Budget US Android smartphones found secretly sending personal data to China
Commercial firmware pre-installed on some Android smartphone models sold in the US has been found to be secretly sending highly sensitive data to a third party company based in China, according to analysis by security firm Kryptowire.
Personal data being transmitted without users’ knowledge or consent included text messages, call logs, contacts, app usage data and even a user’s location.
While smartphones with the firmware in question included the BLU R1 HD, pictured above, which is sold for circa $50 via major retailers such as Amazon.com.
A full list of affected devices is not available at this point.
The company controlling the firmware has claimed it was mistakenly installed on phones sold in the US — and that that version had been created for a Chinese OEM selling devices domestically.
In a press release detailing its code and network analysis of the data-harvesting firmware, Kryptowire writes:
These devices actively transmitted user and device information including the full-body of text messages, contact lists, call history with full telephone numbers, unique device identifiers including the International Mobile Subscriber Identity (IMSI) and the International Mobile Equipment Identity (IMEI). The firmware that shipped with the mobile devices and subsequent updates allowed for the remote installation of applications without the users’ consent and, in some versions of the software, the transmission of fine-grained device location information. The firmware could identify specific users and text messages matching remotely defined keywords. The firmware also collected and transmitted information about the use of applications installed on the monitored device, bypassed the Android permission model, executed remote commands with escalated (system) privileges, and was able to remotely reprogram the devices.
Kryptowire traced the transmissions of personal data to Shanghai Adups Technology Co.
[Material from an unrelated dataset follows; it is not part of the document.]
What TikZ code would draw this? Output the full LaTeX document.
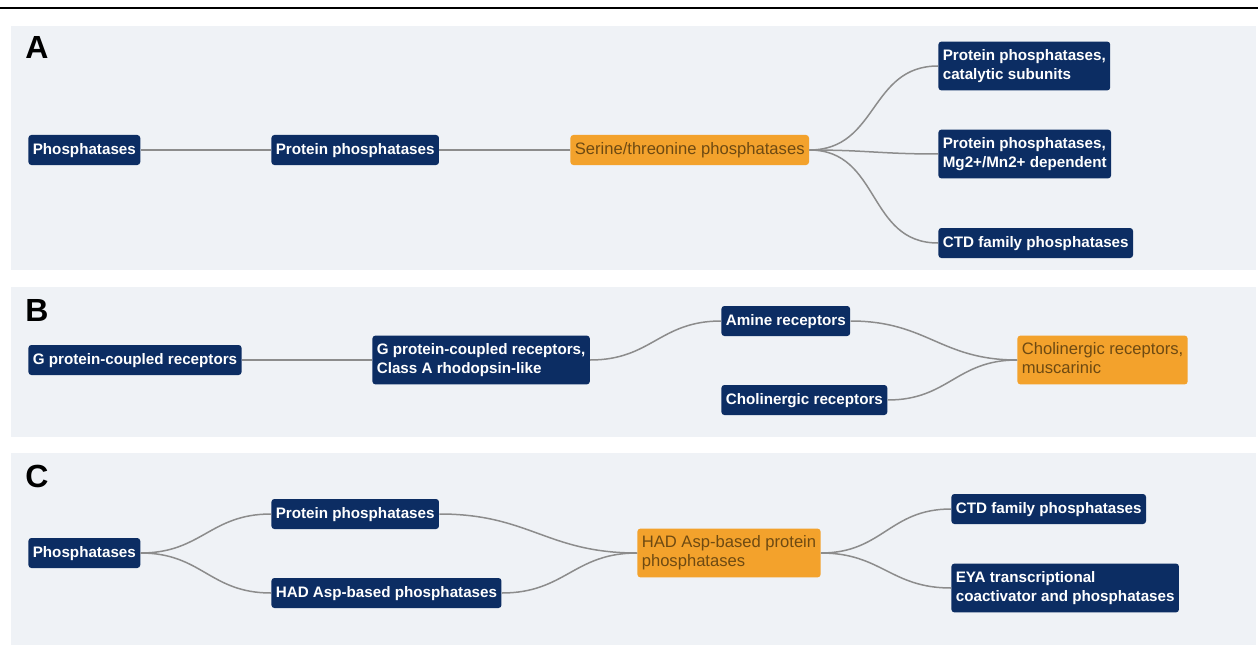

Ltd — a maker of Firmware Over The Air (FOTA) update software systems.
On its website Adups says it has more than 700 million active users and a market share of more than 70 per cent across 200+ countries and regions, with its FOTA systems integrated into more than 400 mobile operators, semiconductor vendors, and device manufacturers — spanning mobiles, wearables, cars and televisions.
In an interview with the NYT, a lawyer representing Adups said the firmware functionality was built at the request of an unidentified Chinese client who intended it to be used to combat spam text messages and for customer support. Although the paper notes US authorities aren’t ruling out the possibility it might have been a Chinese government effort to collect intelligence on US mobile users.
Adups claims to have deleted all accidentally harvested data since Kryptowire contacted it. While BLU’s CEO also tells the paper its phones are no longer harvesting data. Some 120,000 of the smartphones had apparently been affected prior to it pushing an update to kill the firmware’s monitoring.
Kryptowire notes the software and behavior of the firmware bypassed detection by mobile antivirus tools since they assume the software that ships with a device is not malware — and therefore whitelisted it.
The harvested data was encrypted by Adups in transit but Kryptoware was able to identify the encryption key during its analysis, and decrypt text message content — providing a sample text message which reads: “Be there in 5”.
Its analysis also found data transmissions varied depending on the data type, occurring every 72 hours for text messages and call log data, and every 24 hours for other personally identifiable information. It also identified additional functionality in how Adups’ server responded — enabling the monitoring system to support searching for a particular phone number or keyword used within a message.
Kryptoware argues the findings bolster the case for “more transparency at every stage of the supply chain”. It has reported the firmware analysis to the US government, which is now looking to identify “appropriate mitigation strategies”, working with public and private sector partners.